▶ _Data segment_:
■ ■ ■ ■

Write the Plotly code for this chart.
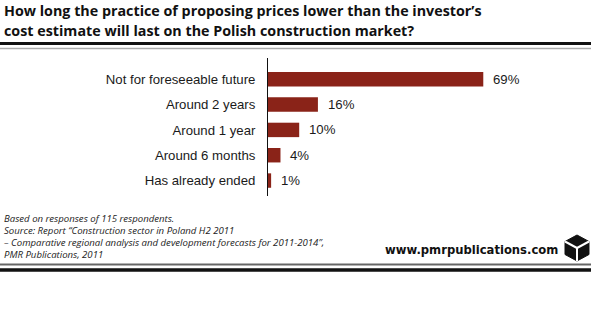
import plotly.graph_objects as go

categories = ["Has already ended", "Around 6 months", "Around 1 year", "Around 2 years", "Not for foreseeable future"]
values = [1, 4, 10, 16, 69]
value_labels = ["1%", "4%", "10%", "16%", "69%"]

title_lines = ["How long the practice of proposing prices lower than the investor\u2019s",
               "cost estimate will last on the Polish construction market?"]
footnote_lines = ["Based on responses of 115 respondents.",
                  "Source: Report \u201cConstruction sector in Poland H2 2011",
                  "\u2013 Comparative regional analysis and development forecasts for 2011-2014\u201d,",
                  "PMR Publications, 2011"]
website = "www.pmrpublications.com"

W, H = 591, 333
ML, MR, MT, MB = 268, 11, 58, 137
PW, PH = W - ML - MR, H - MT - MB

def px(x):
    return (x - ML) / PW

def py(y):
    return (H - MB - y) / PH

BAR = "#8a2318"
ARIAL = "Liberation Sans, Arial, sans-serif"
TITLEF = "Open Sans, Noto Sans, sans-serif"

fig = go.Figure()
fig.add_trace(go.Bar(
    x=values, y=categories, orientation="h",
    marker=dict(color=BAR, line=dict(width=0)),
    width=0.57, hoverinfo="skip",
))

annotations = []
for v, lab, c in zip(values, value_labels, categories):
    annotations.append(dict(x=v, y=c, xref="x", yref="y", text=lab, showarrow=False,
                            xanchor="left", yanchor="middle", xshift=8,
                            font=dict(family=ARIAL, size=13.2, color="#1a1a1a")))

title_y = [10.5, 30]
for t, yy in zip(title_lines, title_y):
    annotations.append(dict(x=px(2), y=py(yy), xref="paper", yref="paper", text="<b>%s</b>" % t,
                            showarrow=False, xanchor="left", yanchor="middle",
                            font=dict(family=TITLEF, size=14.3, color="#111111")))

foot_y = [218, 230.5, 242.5, 254]
for t, yy in zip(footnote_lines, foot_y):
    annotations.append(dict(x=px(2), y=py(yy), xref="paper", yref="paper", text="<i>%s</i>" % t,
                            showarrow=False, xanchor="left", yanchor="middle",
                            font=dict(family=TITLEF, size=9.6, color="#222222")))

annotations.append(dict(x=px(560), y=py(250), xref="paper", yref="paper", text="<b>%s</b>" % website,
                        showarrow=False, xanchor="right", yanchor="middle",
                        font=dict(family="DejaVu Sans, sans-serif", size=11.6, color="#111111")))

shapes = [
    dict(type="line", xref="paper", yref="paper", x0=px(0), x1=px(W), y0=py(43.5), y1=py(43.5),
         line=dict(color="#111111", width=3)),
    dict(type="line", xref="paper", yref="paper", x0=px(0), x1=px(W), y0=py(48.5), y1=py(48.5),
         line=dict(color="#aaaaaa", width=1.5)),
    dict(type="line", xref="paper", yref="paper", x0=px(0), x1=px(W), y0=py(264.5), y1=py(264.5),
         line=dict(color="#666666", width=2)),
    dict(type="line", xref="paper", yref="paper", x0=px(0), x1=px(W), y0=py(270), y1=py(270),
         line=dict(color="#111111", width=3.5)),
]

# logo (cube)
cx, cy, r = 577, 248, 13
hexpts = [(cx, cy - r), (cx + 12, cy - 6.5), (cx + 12, cy + 6.5), (cx, cy + r), (cx - 12, cy + 6.5), (cx - 12, cy - 6.5)]
path = "M " + " L ".join("%f,%f" % (px(a), py(b)) for a, b in hexpts) + " Z"
shapes.append(dict(type="path", xref="paper", yref="paper", path=path,
                   fillcolor="#111111", line=dict(color="#111111", width=1)))
for (a, b) in [(cx - 12, cy - 6.5), (cx + 12, cy - 6.5), (cx, cy + r)]:
    shapes.append(dict(type="line", xref="paper", yref="paper", x0=px(cx), y0=py(cy), x1=px(a), y1=py(b),
                       line=dict(color="white", width=2)))

fig.update_layout(
    width=W, height=H,
    margin=dict(l=ML, r=MR, t=MT, b=MB, pad=0),
    paper_bgcolor="white", plot_bgcolor="white",
    showlegend=False,
    xaxis=dict(range=[0, 100], visible=False, fixedrange=True),
    yaxis=dict(type="category", categoryorder="array", categoryarray=categories,
               range=[-0.61, 4.84], showline=True, linecolor="#111111", linewidth=1,
               ticks="", showgrid=False, zeroline=False, ticklabelstandoff=9,
               tickfont=dict(family=ARIAL, size=13.2, color="#1a1a1a"), fixedrange=True),
    annotations=annotations,
    shapes=shapes,
)

fig.write_html("out.html")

■ ■ ■ ■

▶ _Exercise instructions_: Output the lines above in full and exactly as given, omitting any pictures.

▶ _Complete response_:
Write the Plotly code for this chart.
import plotly.graph_objects as go

categories = ["Has already ended", "Around 6 months", "Around 1 year", "Around 2 years", "Not for foreseeable future"]
values = [1, 4, 10, 16, 69]
value_labels = ["1%", "4%", "10%", "16%", "69%"]

title_lines = ["How long the practice of proposing prices lower than the investor\u2019s",
               "cost estimate will last on the Polish construction market?"]
footnote_lines = ["Based on responses of 115 respondents.",
                  "Source: Report \u201cConstruction sector in Poland H2 2011",
                  "\u2013 Comparative regional analysis and development forecasts for 2011-2014\u201d,",
                  "PMR Publications, 2011"]
website = "www.pmrpublications.com"

W, H = 591, 333
ML, MR, MT, MB = 268, 11, 58, 137
PW, PH = W - ML - MR, H - MT - MB

def px(x):
    return (x - ML) / PW

def py(y):
    return (H - MB - y) / PH

BAR = "#8a2318"
ARIAL = "Liberation Sans, Arial, sans-serif"
TITLEF = "Open Sans, Noto Sans, sans-serif"

fig = go.Figure()
fig.add_trace(go.Bar(
    x=values, y=categories, orientation="h",
    marker=dict(color=BAR, line=dict(width=0)),
    width=0.57, hoverinfo="skip",
))

annotations = []
for v, lab, c in zip(values, value_labels, categories):
    annotations.append(dict(x=v, y=c, xref="x", yref="y", text=lab, showarrow=False,
                            xanchor="left", yanchor="middle", xshift=8,
                            font=dict(family=ARIAL, size=13.2, color="#1a1a1a")))

title_y = [10.5, 30]
for t, yy in zip(title_lines, title_y):
    annotations.append(dict(x=px(2), y=py(yy), xref="paper", yref="paper", text="<b>%s</b>" % t,
                            showarrow=False, xanchor="left", yanchor="middle",
                            font=dict(family=TITLEF, size=14.3, color="#111111")))

foot_y = [218, 230.5, 242.5, 254]
for t, yy in zip(footnote_lines, foot_y):
    annotations.append(dict(x=px(2), y=py(yy), xref="paper", yref="paper", text="<i>%s</i>" % t,
                            showarrow=False, xanchor="left", yanchor="middle",
                            font=dict(family=TITLEF, size=9.6, color="#222222")))

annotations.append(dict(x=px(560), y=py(250), xref="paper", yref="paper", text="<b>%s</b>" % website,
                        showarrow=False, xanchor="right", yanchor="middle",
                        font=dict(family="DejaVu Sans, sans-serif", size=11.6, color="#111111")))

shapes = [
    dict(type="line", xref="paper", yref="paper", x0=px(0), x1=px(W), y0=py(43.5), y1=py(43.5),
         line=dict(color="#111111", width=3)),
    dict(type="line", xref="paper", yref="paper", x0=px(0), x1=px(W), y0=py(48.5), y1=py(48.5),
         line=dict(color="#aaaaaa", width=1.5)),
    dict(type="line", xref="paper", yref="paper", x0=px(0), x1=px(W), y0=py(264.5), y1=py(264.5),
         line=dict(color="#666666", width=2)),
    dict(type="line", xref="paper", yref="paper", x0=px(0), x1=px(W), y0=py(270), y1=py(270),
         line=dict(color="#111111", width=3.5)),
]

# logo (cube)
cx, cy, r = 577, 248, 13
hexpts = [(cx, cy - r), (cx + 12, cy - 6.5), (cx + 12, cy + 6.5), (cx, cy + r), (cx - 12, cy + 6.5), (cx - 12, cy - 6.5)]
path = "M " + " L ".join("%f,%f" % (px(a), py(b)) for a, b in hexpts) + " Z"
shapes.append(dict(type="path", xref="paper", yref="paper", path=path,
                   fillcolor="#111111", line=dict(color="#111111", width=1)))
for (a, b) in [(cx - 12, cy - 6.5), (cx + 12, cy - 6.5), (cx, cy + r)]:
    shapes.append(dict(type="line", xref="paper", yref="paper", x0=px(cx), y0=py(cy), x1=px(a), y1=py(b),
                       line=dict(color="white", width=2)))

fig.update_layout(
    width=W, height=H,
    margin=dict(l=ML, r=MR, t=MT, b=MB, pad=0),
    paper_bgcolor="white", plot_bgcolor="white",
    showlegend=False,
    xaxis=dict(range=[0, 100], visible=False, fixedrange=True),
    yaxis=dict(type="category", categoryorder="array", categoryarray=categories,
               range=[-0.61, 4.84], showline=True, linecolor="#111111", linewidth=1,
               ticks="", showgrid=False, zeroline=False, ticklabelstandoff=9,
               tickfont=dict(family=ARIAL, size=13.2, color="#1a1a1a"), fixedrange=True),
    annotations=annotations,
    shapes=shapes,
)

fig.write_html("out.html")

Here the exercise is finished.